Zum Beispiel in seinen 'Freistil'-Features, die jetzt als DREIERPACK daherkommen:
"Obi et Orbi – Paradies Baumarkt" (2002), am 8. Mai 2022 im Programm: Wer würde denn nicht gerne in den ausgestellten Bädern gleich in die Wanne steigen, sich in den Küchenzeilen einen strammen Max zubereiten, im Gartencenter Eden ein Abendpfeiflein schmauchen wollen?! Nirgends gibt's so viel Alles wie im Baumarkt! Allemal 60.000 verschiedene Artikel. Auch wenn sich die daraus hervorgegangenen Heimparadiese alle verdächtig ähnlichsehen, kann man das Gewürzregal Marke Eigenbau im Gegensatz zu einer dahinfliegenden EDV-Datei anfassen. Und so lautet das Baumarkt-Credo denn auch: Du bist, was du werkelst.
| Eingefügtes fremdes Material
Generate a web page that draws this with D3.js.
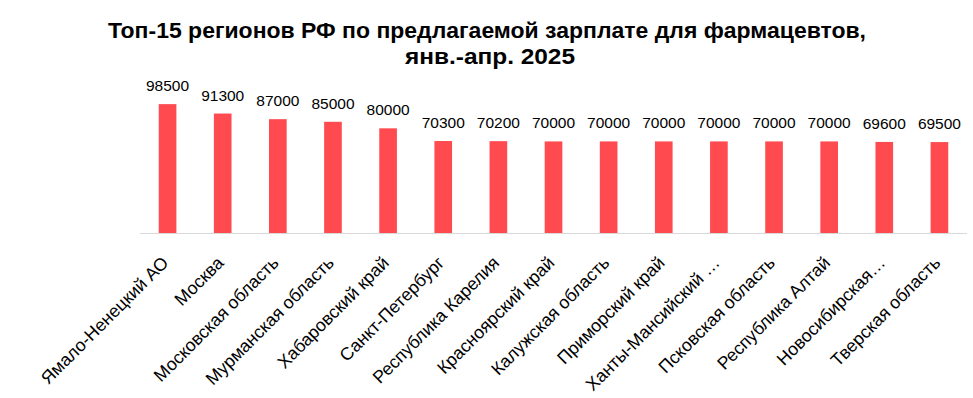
<!DOCTYPE html>
<html><head><meta charset="utf-8">
<script src="https://cdn.jsdelivr.net/npm/d3@7"></script>
<style>body{margin:0;background:#fff}</style>
</head><body>
<svg id="c" width="973" height="398"></svg>
<script>
const categories = ["Ямало-Ненецкий АО","Москва","Московская область","Мурманская область","Хабаровский край","Санкт-Петербург","Республика Карелия","Красноярский край","Калужская область","Приморский край","Ханты-Мансийский …","Псковская область","Республика Алтай","Новосибирская…","Тверская область"];
const values = [98500,91300,87000,85000,80000,70300,70200,70000,70000,70000,70000,70000,70000,69600,69500];
const titleLines = ["Топ-15 регионов РФ по предлагаемой зарплате для фармацевтов,","янв.-апр. 2025"];

const svg = d3.select("#c");
const x = d3.scaleBand().domain(categories).range([140,967]).paddingInner(0.68).paddingOuter(0.34);
const y = d3.scaleLinear().domain([0,120000]).range([233,76]);

const titleLayout = [{x:487, y:38, w:758}, {x:490, y:64, w:170}];
svg.append("g").selectAll("text").data(titleLines).join("text")
  .attr("text-anchor","middle").attr("x",(d,i)=>titleLayout[i].x).attr("y",(d,i)=>titleLayout[i].y)
  .attr("textLength",(d,i)=>titleLayout[i].w).attr("lengthAdjust","spacingAndGlyphs")
  .attr("font-family","'Liberation Sans',Arial,sans-serif")
  .attr("font-weight","bold").attr("font-size",21.5).attr("fill","#000").text(d=>d);

svg.append("g").selectAll("rect").data(values).join("rect")
  .attr("x",(d,i)=>x(categories[i])).attr("width",x.bandwidth())
  .attr("y",d=>y(d)).attr("height",d=>y(0)-y(d)).attr("fill","#FF4A4F");

svg.append("line").attr("x1",140).attr("x2",967).attr("y1",233.5).attr("y2",233.5).attr("stroke","#D9D9D9").attr("stroke-width",1);

svg.append("g").selectAll("text").data(values).join("text")
  .attr("x",(d,i)=>x(categories[i])+x.bandwidth()/2).attr("y",d=>y(d)-13)
  .attr("text-anchor","middle").attr("font-family","'Liberation Sans',Arial,sans-serif").attr("font-size",15.5).attr("fill","#000")
  .text(d=>d);

const ax = d3.axisBottom(x).tickSize(0).tickPadding(0);
const g = svg.append("g").attr("transform","translate(0,233)").call(ax);
g.select(".domain").remove();
g.selectAll("text").attr("font-family","'Liberation Sans',Arial,sans-serif").attr("font-size",17.75).attr("fill","#000")
  .attr("text-anchor","end").attr("dy",null).attr("y",0)
  .attr("transform","translate(2,31) rotate(-45)");
</script>
</body></html>
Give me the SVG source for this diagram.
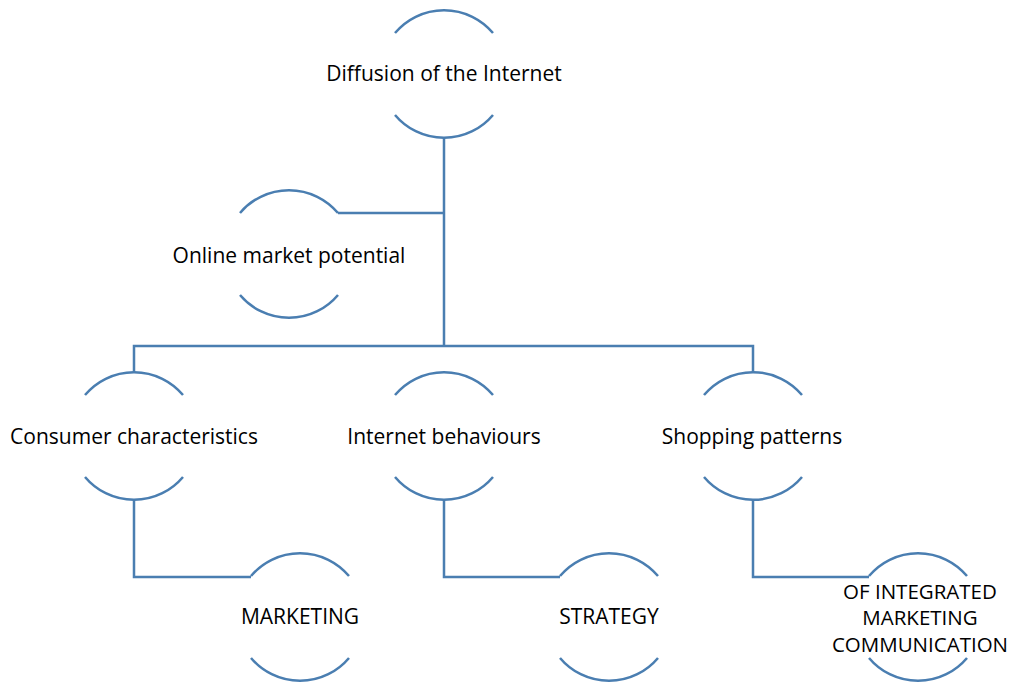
<svg xmlns="http://www.w3.org/2000/svg" width="1011" height="684" viewBox="0 0 1011 684">
<style>
.arc{fill:none;stroke:#4a7eb1;stroke-width:2.5}
.con{fill:none;stroke:#4a7eb1;stroke-width:2.5}
text{font-family:"Open Sans","Liberation Sans",sans-serif;font-size:21px;fill:#000;text-anchor:middle}
.sm{font-size:20.5px}
</style>
<rect width="1011" height="684" fill="#fff"/>
<g id="connectors">
<path class="con" d="M444,138 V346 M338,213 H444 M134,372 V346 H753 V372"/>
<path class="con" d="M134,500 V577 H251 M444,500 V577 H560 M753,500 V577 H869"/>
</g>
<g id="n1"><path class="arc" d="M395,33 A64,64 0 0 1 493,33 M395,115 A64,64 0 0 0 493,115"/><text x="444" y="81">Diffusion of the Internet</text></g>
<g id="n2"><path class="arc" d="M240,213 A64,64 0 0 1 338,213 M240,295 A64,64 0 0 0 338,295"/><text x="289" y="263">Online market potential</text></g>
<g id="n3"><path class="arc" d="M85,395 A64,64 0 0 1 183,395 M85,477 A64,64 0 0 0 183,477"/><text x="134" y="444">Consumer characteristics</text></g>
<g id="n4"><path class="arc" d="M395,395 A64,64 0 0 1 493,395 M395,477 A64,64 0 0 0 493,477"/><text x="444" y="444">Internet behaviours</text></g>
<g id="n5"><path class="arc" d="M704,395 A64,64 0 0 1 802,395 M704,477 A64,64 0 0 0 802,477"/><text x="752" y="444">Shopping patterns</text></g>
<g id="n6"><path class="arc" d="M251,576 A64,64 0 0 1 349,576 M251,658 A64,64 0 0 0 349,658"/><text x="300" y="624">MARKETING</text></g>
<g id="n7"><path class="arc" d="M560,576 A64,64 0 0 1 658,576 M560,658 A64,64 0 0 0 658,658"/><text x="609" y="624">STRATEGY</text></g>
<g id="n8"><path class="arc" d="M869,576 A64,64 0 0 1 967,576 M869,658 A64,64 0 0 0 967,658"/><text class="sm" x="920" y="599">OF INTEGRATED</text><text class="sm" x="920" y="625">MARKETING</text><text class="sm" x="920" y="652">COMMUNICATION</text></g>
</svg>
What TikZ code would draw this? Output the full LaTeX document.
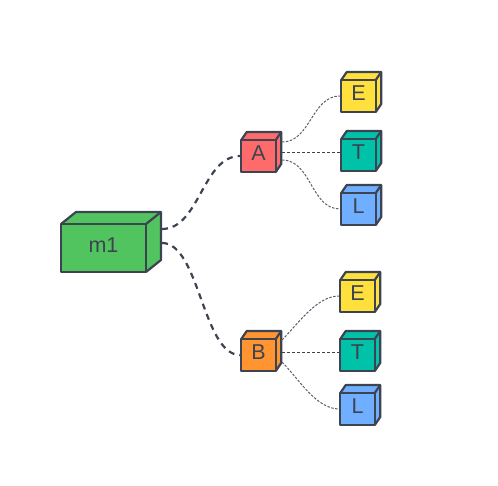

"Schöne Hülle – Das Prinzip Verpackung" (2018), am 15. Mai 2022 im Programm: Die Vakuumfolie um CDs und Schweinebraten, die Kartonagen des Online-Shoppings, das knisternde Geschenkpapier: das Prinzip Verpackung! Das verhüllt, um Enthüllung zu provozieren. Das verbirgt, um die (Neu-)Gier anzuheizen. Einerseits wird der Inhalt ästhetisch aufgewertet durch eine Schale, um noch den alltäglichsten Konsumprodukten eine erlesene Corporate-Identity zu verleihen – andererseits ist die Verpackung zur Ikone der Verschwendung geworden. Trotzdem scheinen sich die Apostel ökologisch gebotenen Verzichts an der Verpackung die Zähne auszubeißen.
"Winzig Wohnen – Das Gebot der Stunde?" (2019), am 22. Mai 2022 im Programm: Sich Verkleinern ist kein Abstieg mehr, sondern hip. Dem Mangel an bezahlbarem Wohnraum versucht man, mit kleinen, aber raffiniert ausstaffierten Wohneinheiten beizukommen: 'small and smart': hochflexibel, fein und klein. Immer mehr Studenten und Jungakademiker richten sich in winzigen, ausgeklügelten Wohnmodulen ein. Gut betuchte Architekturprofessoren legen hochtrabende Zukunftskonzepte für bescheidenes Wohnen vor. – Doch sind Tiny-Houses wirklich eine Alternative für Leute mit schmalem Budget? Oder müssen wir zurück in die Höhle?